From April 29th to May 6th, 2022, Alex M. Lee’s first Japanese solo exhibition will be held at Gallery Hakusen, Tokyo, Japan. In this exhibition, the visualization of data in virtual reality will be showcased. Lee, who is an associate professor of digital arts & sciences at Clarkson University, utilizes the data produced by the most comprehensive survey of the known universe, The Sloan Digital Sky Survey, and visualizes it as digital abstract expressionist brush strokes. Lee invites viewers to tour the known universe with a heightened sense of presence wearing the virtual reality headset.

This project is inspired by the surrealist writer Jorge Luis Borges’ short story, On Exactitude in Science, in which an empire made a map of itself so big, it encompassed the entirety of the empire itself. A metaphorical equivalent of the Borges’ tale which speaks to our current moment and the abstraction of our reality at cosmological scales is the Sloan Digital Sky Survey.

It represents approximately 100 terabytes worth of data about every heavenly object from here to infinity. A random sample of 10,000 stellar objects is pulled from the database to be visualized at any given time. The user can navigate the entirety of the map in VR starting from the Milky Way to the cosmic light horizon, which is approximately 13.8 billion light-years away, ultimately terminating with a barrier consisting of an image of the cosmic background radiation.

The objects depicted in Lee’s exhibit are depicted as abstract expressionist brushstrokes. These brushstrokes may represent galaxies, quasars, and intergalactic dust. This is the most comprehensive map of the universe known to date. There is also a sound component to this VR experience. Sound is pulled from Jon Jenkins’ sonifications made from Kepler star observations, from the University of Birmingham’s resonant acoustic oscillation recordings of stars in ‘M4,’ as well as recordings of cosmic background radiation. The Doppler effect – where one can tell that a sound is moving towards or away from them – can be observed as users move towards or away from sound sources.

Lee has commented that his work “is an investigation on the possibilities of digital imagery in an technical and automated world.” Lee uses technologies of science, science fiction, mathematics, physics, and modernity to create his works. His work is endless, which adds to the abstraction of time, perception, and space. He plays with software and manipulates algorithms to find new visual possibilities. “The work,” he says, “utilizes the loop, slow pacing, and the relatively still to great effect.”

Alex M. Lee is an artist who utilizes 3D animation, video game engines, virtual/augmented/immersive reality platforms, machine learning and the potential of simulation technologies in order to investigate contemporary modes of representation, artifice and technical images – culling from concepts within science, physics, philosophy, and modernity. He received his BFA (2005) and MFA (2009) from the School of the Art Institute of Chicago in the USA.

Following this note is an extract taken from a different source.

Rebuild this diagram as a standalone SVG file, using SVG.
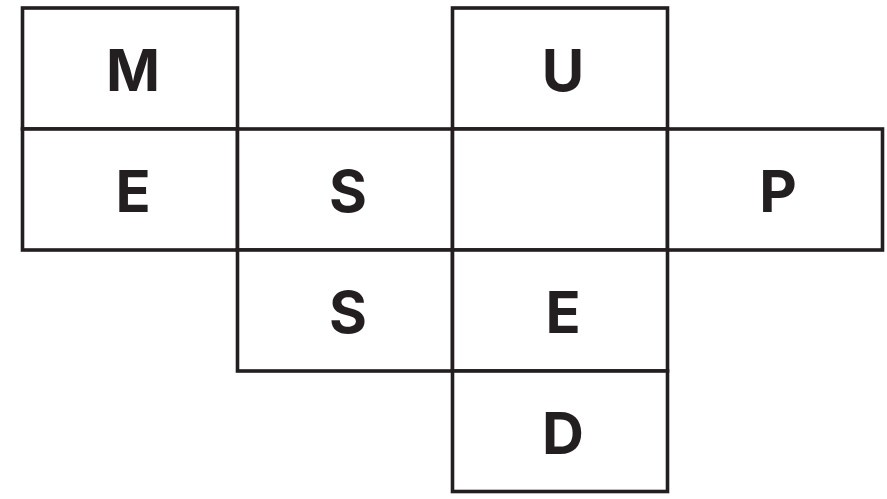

Born in Seoul, South Korea, Lee was raised in the USA and is currently an associate professor in the Digital Arts & Sciences Program at Clarkson University. He divides his time between work in Potsdam and New York City.

Lee has exhibited internationally in North America, Europe and Asia. Selected exhibitions include: Trinity Square Video, Toronto, ON; Mio Photo, Osaka, Japan; Daegu Art Factory, Daegu, Korea; Eyebeam: Center for Art & Technology, New York, NY; LEV Festival, Madrid, Spain; Elektra Festival, Montreal, QC. His work has been published in articles covering art, science, and culture including: Metaverse Creativity, Smithsonian Magazine, Routledge Press, and Canadian Art.